Marriage is like taking that huge step off a cliff and not knowing how it’s all going to end.  But for most marriage starts with two people, deeply in love, that commit to stay with each other until death do us part.  We have stars in our eyes and we know that life is going to be so wonderful.  Then the problems start.

Most marriages today don’t have the commitment factor that they used to.  Yes, I know that people have stayed in miserable conditions just because they married the person they have come to hate.  It takes two to commit together, two to stay together.  Two hearts need to stay as one.  During the wedding God knits two totally separate people and makes them one.
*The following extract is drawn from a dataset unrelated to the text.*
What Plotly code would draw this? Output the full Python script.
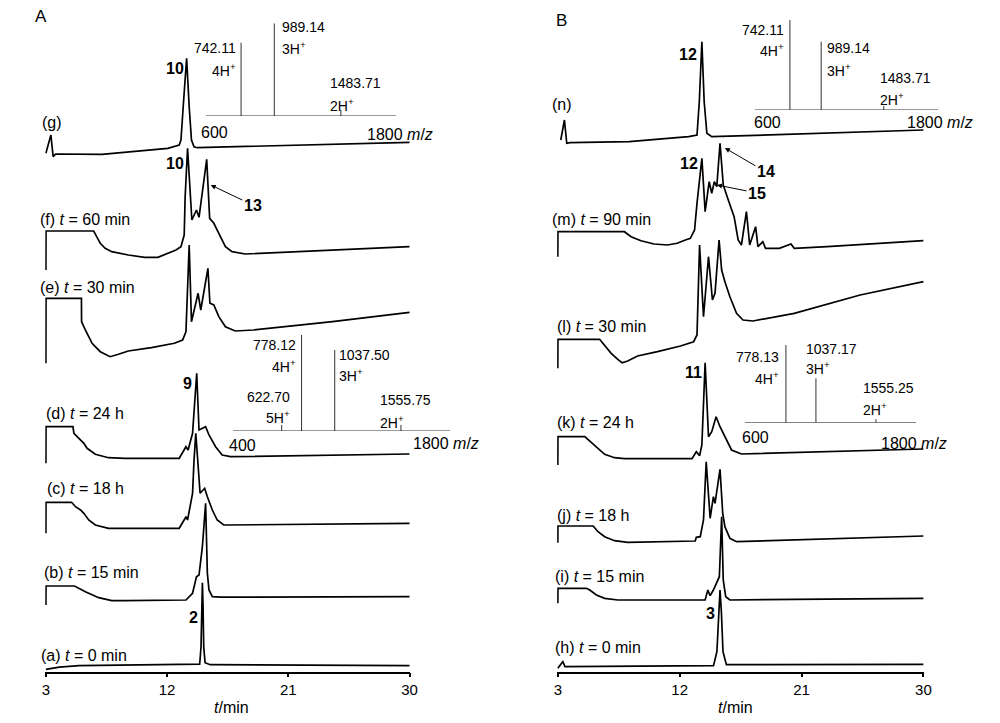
import plotly.graph_objects as go

# ---- panel A chromatograms (t in min, signal stacked above the axis) ----
a_t = [3.0, 4.0, 5.45, 9.0, 14.0, 14.42, 14.52, 14.57, 14.62, 14.67, 14.72, 14.82, 15.2, 30.0]
a_y = [2.4, 4.5, 6.0, 6.5, 6.7, 7.5, 25, 65, 89, 65, 25, 9, 7, 6.0]

b_t = [3.0, 3.01, 5.13, 5.93, 6.92, 7.89, 8.87, 13.4, 13.89, 14.18, 14.37, 14.62, 14.86, 14.99,
       15.11, 15.36, 16.0, 30.0]
b_y = [66.7, 85.7, 85.7, 80, 74, 71, 71, 71.7, 78.4, 95, 96.7, 125, 168.4, 98.4,
       81.7, 75, 74.5, 75]

c_t = [3.0, 3.01, 4.91, 5.2, 5.57, 5.82, 6.18, 6.67, 7.65, 12.9, 13.34, 13.4, 13.52, 13.89, 14.0,
       14.13, 14.45, 14.79, 14.99, 15.36, 15.72, 16.21, 16.46, 30.0]
c_y = [138.4, 169.4, 169.4, 165, 161.7, 158.4, 151.7, 146.7, 143.4, 143.4, 153.4, 155, 151.7, 178.4, 211.7,
       238.4, 178.4, 183.4, 175, 161.7, 151.7, 146.7, 146.7, 148.4]

d_t = [3.0, 3.01, 5.01, 5.08, 5.45, 5.82, 6.06, 6.67, 7.65, 8.87, 12.9, 13.4, 13.56, 13.89, 14.2,
       14.37, 14.86, 15.11, 15.6, 16.09, 16.7, 30.0]
d_y = [208.4, 245, 245, 238.4, 233.4, 228.4, 223.4, 217.4, 214, 213.4, 213.4, 225, 221.7, 238.4, 298.4,
       241.7, 245, 236.7, 225, 216.7, 215, 217.7]

e_t = [3.0, 3.01, 5.64, 5.65, 5.93, 6.43, 7.04, 7.77, 8.39, 9.12, 10.83, 12.54, 13.15, 13.4, 13.64,
       13.81, 14.3, 14.5, 15.03, 15.18, 15.47, 15.84, 16.33, 17.06, 18.41, 24.28, 30.0]
e_y = [308.4, 373.4, 373.4, 350, 341.7, 328.4, 320, 315, 317.4, 320.7, 324, 328.4, 331.7, 340, 426.7,
       350, 378.4, 361.7, 403.4, 368.4, 366.7, 355, 345, 340.7, 341.7, 350, 359.4]

f_t = [3.0, 3.01, 6.55, 6.79, 7.04, 7.4, 7.89, 9.12, 10.34, 11.32, 12.05, 12.66, 13.03, 13.27, 13.34,
       13.52, 13.84, 14.18, 14.37, 14.94, 15.16, 15.47, 15.96, 16.33, 16.82, 17.8, 30.0]
f_y = [401.7, 440.7, 440.7, 435, 428.4, 423.4, 420, 416.7, 414.4, 414.4, 418.4, 421.7, 425, 436.7, 475,
       523.4, 451.7, 461.7, 454.4, 512.4, 453.4, 448.4, 435, 425, 420, 417.7, 425]

g_t = [3.0, 3.37, 3.54, 3.73, 7.16, 8.39, 12.05, 12.9, 13.03, 13.23, 13.45, 13.64, 13.81, 14.0, 14.25, 30.0]
g_y = [518.4, 536.7, 515, 517.7, 517.4, 519, 523.4, 526.7, 531.7, 571.7, 613.4, 565, 531.7, 525, 524, 529.4]

# ---- panel B chromatograms ----
h_t = [3.0, 3.37, 3.53, 8.0, 14.5, 14.75, 14.88, 14.98, 15.08, 15.2, 15.45, 30.0]
h_y = [3.4, 10, 5, 5.5, 6, 20, 60, 81.7, 60, 20, 7, 7.4]

i_t = [3.0, 3.01, 5.12, 5.36, 5.85, 6.46, 7.43, 13.88, 14.08, 14.25, 14.49, 14.78, 14.93, 15.1,
       15.22, 15.4, 15.71, 30.0]
i_y = [68.4, 83.4, 83.4, 81.7, 76.7, 73.4, 71.7, 71.7, 81.7, 76, 81.7, 90, 95, 155,
       91.7, 75, 71.7, 73.4]

j_t = [3.0, 3.01, 5.61, 5.97, 6.46, 7.19, 8.16, 13.15, 13.23, 13.52, 13.76, 13.96, 14.25, 14.49,
       14.61, 14.74, 14.98, 15.18, 15.34, 15.71, 16.2, 30.0]
j_y = [129, 145.7, 145.7, 140, 135, 131, 129.4, 130.7, 134.4, 135, 151.7, 210, 153.4, 175,
       168.4, 180, 202.4, 158.4, 145, 133.4, 130, 135.7]

k_t = [3.0, 3.01, 4.99, 5.48, 5.97, 6.46, 7.19, 7.92, 12.91, 13.23, 13.47, 13.64, 13.88, 14.13,
       14.37, 14.69, 14.98, 15.34, 15.83, 16.56, 30.0]
k_y = [206.7, 235, 235, 229, 222.4, 217.4, 214, 213, 213, 220, 216, 226.7, 309, 235,
       240, 255, 245, 235, 221.7, 217.7, 222.7]

l_t = [3.0, 3.01, 6.09, 6.46, 6.94, 7.43, 7.75, 8.16, 8.89, 10.36, 12.06, 13.03, 13.28, 13.47,
       13.76, 14.13, 14.42, 14.61, 14.91, 15.1, 15.34, 15.71, 16.2, 16.68, 17.41, 20.46, 25.33, 30.0]
l_y = [303.4, 332.4, 332.4, 326.7, 318.4, 312.4, 309, 310.7, 315.7, 320, 325.7, 330, 336.7, 426.7,
       355, 415, 371.7, 378.4, 431.7, 401.7, 390, 375, 358.4, 351.7, 350.7, 358.4, 376.7, 390]

m_t = [3.0, 3.01, 7.92, 8.41, 9.14, 10.11, 11.09, 11.82, 12.42, 12.79, 13.1, 13.28, 13.64, 13.88,
       14.18, 14.37, 14.56, 14.74, 14.98, 15.22, 15.59, 15.83, 16.02, 16.32, 16.56, 16.93, 17.17,
       17.61, 17.78, 18.14, 18.34, 19.36, 20.22, 20.46, 22.89, 30.0]
m_y = [415, 440, 440, 435, 431, 427.7, 426.7, 428.4, 431.7, 433.4, 441.7, 468.4, 513.4, 460,
       490, 478.4, 490, 485, 528.4, 486.7, 471.7, 461.7, 455, 431.7, 426.7, 460, 426.7,
       445, 425, 430, 423.4, 423.4, 427.7, 423.4, 425, 431]

n_t = [3.22, 3.49, 3.66, 3.9, 8.28, 12.66, 13.28, 13.45, 13.64, 13.81, 14.01, 14.37, 30.0]
n_y = [531.7, 551.7, 528.4, 529, 530, 535, 536.7, 570, 630, 570, 538.4, 535, 541.7]

# ---- ESI-MS insets (m/z, relative intensity) ----
ms1_mz = [742.11, 989.14, 1483.71]
ms1_int = [79, 100, 6.5]
ms1_span = [480, 1896]

ms2_mz = [622.70, 778.12, 1037.50, 1555.75]
ms2_int = [6.3, 100, 84.4, 6.3]
ms2_span = [240, 1942]

ms3_mz = [742.11, 989.14, 1483.71]
ms3_int = [100, 75.9, 4.4]
ms3_span = [463, 1914]

ms4_mz = [778.13, 1037.17, 1555.25]
ms4_int = [100, 57.1, 4.4]
ms4_span = [422, 1902]

# page body has an 8px margin, so the figure is drawn 8px in from the window edge
PAD = 8
W, H = 1000 - 2 * PAD, 723 - 2 * PAD
FONT = "Liberation Sans"


def fx(px):
    return (px - PAD) / W


def fy(py):
    return 1 - (py - PAD) / H


fig = go.Figure()

line = dict(color="black", width=1.7)
for tt, yy in [(a_t, a_y), (b_t, b_y), (c_t, c_y), (d_t, d_y), (e_t, e_y), (f_t, f_y), (g_t, g_y)]:
    fig.add_trace(go.Scatter(x=tt, y=yy, mode="lines", line=line, xaxis="x", yaxis="y"))
for tt, yy in [(h_t, h_y), (i_t, i_y), (j_t, j_y), (k_t, k_y), (l_t, l_y), (m_t, m_y), (n_t, n_y)]:
    fig.add_trace(go.Scatter(x=tt, y=yy, mode="lines", line=line, xaxis="x2", yaxis="y2"))


def sticks(mz, inten):
    xs, ys = [], []
    for m, v in zip(mz, inten):
        xs += [m, m, None]
        ys += [0, v, None]
    return xs, ys


insets = [(ms1_mz, ms1_int, ms1_span, "3"), (ms2_mz, ms2_int, ms2_span, "4"),
          (ms3_mz, ms3_int, ms3_span, "5"), (ms4_mz, ms4_int, ms4_span, "6")]
for mz, inten, span, k in insets:
    xs, ys = sticks(mz, inten)
    fig.add_trace(go.Scatter(x=span, y=[0, 0], mode="lines", line=dict(color="#333", width=1),
                             xaxis="x" + k, yaxis="y" + k))
    fig.add_trace(go.Scatter(x=xs, y=ys, mode="lines", line=dict(color="#333", width=1),
                             xaxis="x" + k, yaxis="y" + k))

# axes
axis_base = dict(range=[2.95, 30.05], showline=True, linecolor="black", linewidth=1.5,
                 ticks="outside", ticklen=4, tickwidth=1.5, tickcolor="black",
                 tickvals=[3, 12, 21, 30], showgrid=False, zeroline=False,
                 tickfont=dict(family=FONT, size=15, color="black"))
AXIS_PY = 671.7
yhide = dict(domain=[fy(AXIS_PY), 1], range=[0, AXIS_PY - PAD], visible=False)

fig.update_layout(
    width=W, height=H, margin=dict(l=0, r=0, t=0, b=0),
    paper_bgcolor="white", plot_bgcolor="white", showlegend=False,
    font=dict(family=FONT, color="black"),
    xaxis=dict(domain=[fx(42.6), fx(411.7)], anchor="y", **axis_base),
    yaxis=dict(anchor="x", **yhide),
    xaxis2=dict(domain=[fx(560.3), fx(931.4)], anchor="y2", **axis_base),
    yaxis2=dict(anchor="x2", **yhide),
    xaxis3=dict(domain=[fx(205), fx(397.7)], range=ms1_span, visible=False, anchor="y3"),
    yaxis3=dict(domain=[fy(116), fy(23.3)], range=[0, 100], visible=False, anchor="x3"),
    xaxis4=dict(domain=[fx(232.3), fx(452.3)], range=ms2_span, visible=False, anchor="y4"),
    yaxis4=dict(domain=[fy(431), fy(335)], range=[0, 100], visible=False, anchor="x4"),
    xaxis5=dict(domain=[fx(760), fx(945.7)], range=ms3_span, visible=False, anchor="y5"),
    yaxis5=dict(domain=[fy(110), fy(20)], range=[0, 100], visible=False, anchor="x5"),
    xaxis6=dict(domain=[fx(750), fx(923.3)], range=ms4_span, visible=False, anchor="y6"),
    yaxis6=dict(domain=[fy(422.7), fy(345)], range=[0, 100], visible=False, anchor="x6"),
)


def note(text, px, py, anchor="left", size=16, bold=False):
    if bold:
        text = "<b>" + text + "</b>"
    fig.add_annotation(text=text, x=fx(px), y=fy(py), xref="paper", yref="paper",
                       xanchor=anchor, yanchor="middle", showarrow=False,
                       font=dict(family=FONT, size=size, color="black"))


# panel letters
note("A", 38, 17, "center", 17)
note("B", 565, 21, "center", 17)

# trace labels
for txt, px, py in [("(a) <i>t</i> = 0 min", 36, 655), ("(b) <i>t</i> = 15 min", 39, 572),
                    ("(c) <i>t</i> = 18 h", 42, 488), ("(d) <i>t</i> = 24 h", 41, 413),
                    ("(e) <i>t</i> = 30 min", 35, 287), ("(f) <i>t</i> = 60 min", 35, 220),
                    ("(g)", 37, 122),
                    ("(h) <i>t</i> = 0 min", 556, 647), ("(i) <i>t</i> = 15 min", 556, 576),
                    ("(j) <i>t</i> = 18 h", 558, 515), ("(k) <i>t</i> = 24 h", 558, 423),
                    ("(l) <i>t</i> = 30 min", 558, 327), ("(m) <i>t</i> = 90 min", 553, 220),
                    ("(n)", 553, 104)]:
    note(txt, px, py)

# peak numbers
for txt, px, py in [("2", 193, 617), ("9", 186, 383), ("10", 173.5, 163), ("10", 173.5, 68),
                    ("3", 715, 613), ("11", 698, 372), ("12", 694, 163), ("12", 692.5, 55)]:
    note(txt, px, py, "center", 16, True)

# arrowed labels
for txt, px, py, hx, hy in [("13", 252, 205, 210, 185), ("14", 771, 172, 730, 148),
                            ("15", 762, 193, 722, 185)]:
    fig.add_annotation(text="<b>" + txt + "</b>", x=fx(hx), y=fy(hy), xref="paper", yref="paper",
                       ax=px - hx, ay=py - hy, showarrow=True, arrowhead=2, arrowsize=1,
                       arrowwidth=1, arrowcolor="black",
                       font=dict(family=FONT, size=16, color="black"))

# MS labels
ms_notes = [
    ("742.11", 238, 48, "right"), ("4H<sup>+</sup>", 238, 70, "right"),
    ("989.14", 280, 27, "left"), ("3H<sup>+</sup>", 280, 48, "left"),
    ("1483.71", 329, 83, "left"), ("2H<sup>+</sup>", 329, 105, "left"),
    ("778.12", 298, 345, "right"), ("4H<sup>+</sup>", 298, 366, "right"),
    ("622.70", 292, 397, "right"), ("5H<sup>+</sup>", 292, 417, "right"),
    ("1037.50", 338, 355, "left"), ("3H<sup>+</sup>", 338, 375, "left"),
    ("1555.75", 379, 400, "left"), ("2H<sup>+</sup>", 379, 422, "left"),
    ("742.11", 792, 30, "right"), ("4H<sup>+</sup>", 792, 50, "right"),
    ("989.14", 831, 48, "left"), ("3H<sup>+</sup>", 831, 70, "left"),
    ("1483.71", 885, 78, "left"), ("2H<sup>+</sup>", 885, 99, "left"),
    ("778.13", 787, 357, "right"), ("4H<sup>+</sup>", 787, 378, "right"),
    ("1037.17", 810, 349, "left"), ("3H<sup>+</sup>", 810, 368, "left"),
    ("1555.25", 868, 388, "left"), ("2H<sup>+</sup>", 868, 409, "left"),
]
for txt, px, py, anc in ms_notes:
    note(txt, px, py, anc, 14)

for txt, px, py in [("600", 214, 132), ("1800 <i>m</i>/<i>z</i>", 401, 135),
                    ("400", 242, 445), ("1800 <i>m</i>/<i>z</i>", 448, 443),
                    ("600", 773, 123), ("1800 <i>m</i>/<i>z</i>", 947, 123),
                    ("600", 761, 437), ("1800 <i>m</i>/<i>z</i>", 921, 443)]:
    note(txt, px, py, "center", 16)

# axis titles
note("<i>t</i>/min", 231, 707, "center", 16)
note("<i>t</i>/min", 741, 707, "center", 16)

fig.write_html("out.html")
Now, my marriage wasn’t the greatest.  Both my husband and I had problems.  We actually separated for awhile and then came back together.  We learned to live together and we had a good relationship.  Was it the wonderful lifetime that I imagined when we stood at the altar, no.  It was hard work, but we made it through.  My husband has been gone for over two years now and I can look back and see all the good and bad.  One of the good things is that we were committed to keeping the vows, to stay together through it all.  And we did.

This song by Andrew Peterson totally pulled at me from the first time I heard it.  It is so truthful.  We should take the words to heart.  We shouldn’t just walk (or tiptoe) through the minefields in a marriage, we should go dancing through them.  Sail through the storms.  Knowing that Jesus is the Lord of the relationship should cause us to rejoice.  So, let’s go dancing!!